Jenny de Klerk
THIS brilliant rendering of an all-toopertinent satire bites home to the bone.
When George Orwell wrote Animal Farm in 1945, about farm animals rebelling against the farmer and taking over the farm, he had the Russian revolution, communism and the rise of the dictator Joseph Stalin in mind.
Again and again history repeats itself. The allegory has never lost its relevance and here it speaks to Africa, from the wistful freedom song, Beasts of Africa, to the fat-bellied dictator pig in his leopardskin finery wallowing in blood.
Director Neil Coppen and choreographer Daniel Buckland have interpreted and woven the story with dramatic symbolism, picking up the songs, dances, chanted slogans, protest marches, police action, militant flagwaving, incendiary speech, double talk and betrayals we here in Africa know only too well.

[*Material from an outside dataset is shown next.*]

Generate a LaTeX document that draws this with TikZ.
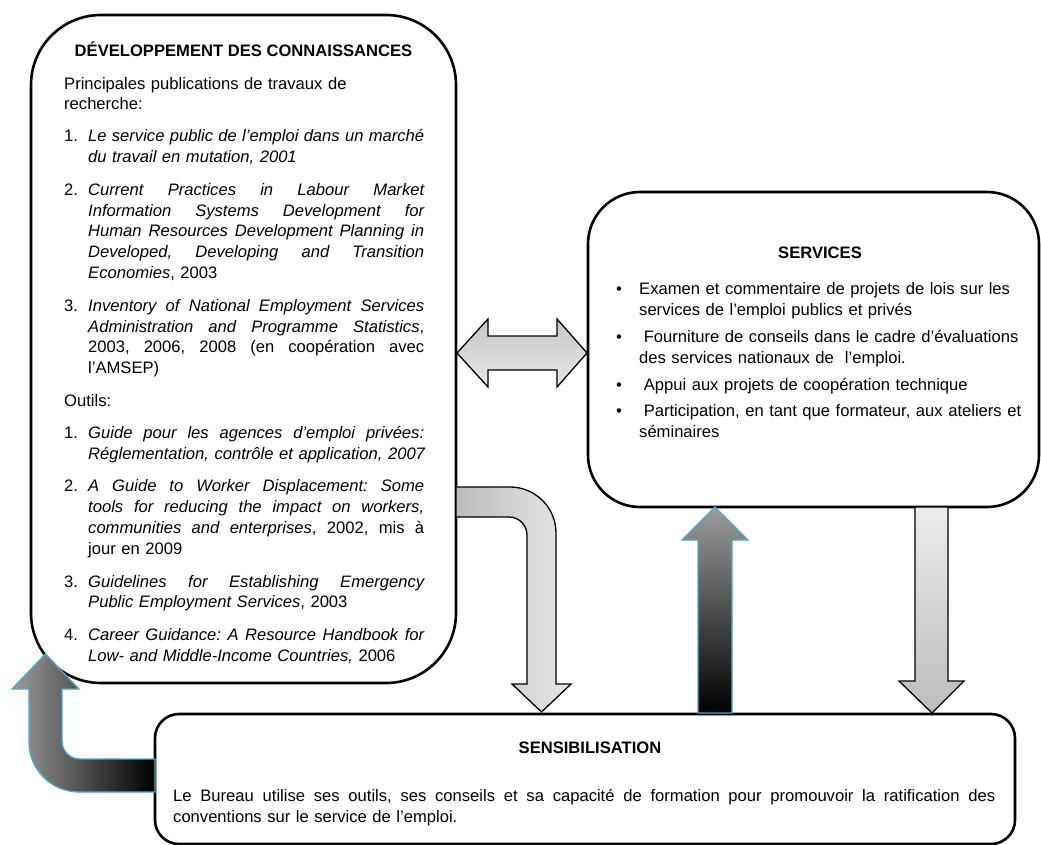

The cast of five – a splendid ensemble of highly talented women bursting with energy, control and pathos – never miss a motion or an expression, slipping from one character to another by the addition of a twitching tail, ram’s horns, boxing gloves for the hard-working horse, Boxer, various animal noises and, of course, the pig snouts of what emerges as the ruling class.
The story is told by two pathetic survivors – “this is not the freedom we fought for” – as they are trapped into an even worse slavery than the one they escaped. The characters are constantly maintained – the desperate underanimals, the sycophantic spin doctor and henchman and, of course, the selfserving dictator Napoleon.
Thrumming bass and shadow play dramatically enact the land invasions, the battles, the blood-drenched and violent suppression of the protesters.
Topical references… honourable members… and witty comments – “two legs bad, four legs good’, but do pigeons have two legs or four? – precipitate the audience into rueful laughter.
“All animals are equal, but some are more equal than others”… at the end, although you thrill to the superb staging and acting, you are despondent and scared. Where are we in what seems the inevitable cycle of history?
The multi-award-winning production has been around for some time, but I kept missing it. I am overwhelming glad I finally caught it. It is undoubtedly one of the best productions I have seen lately.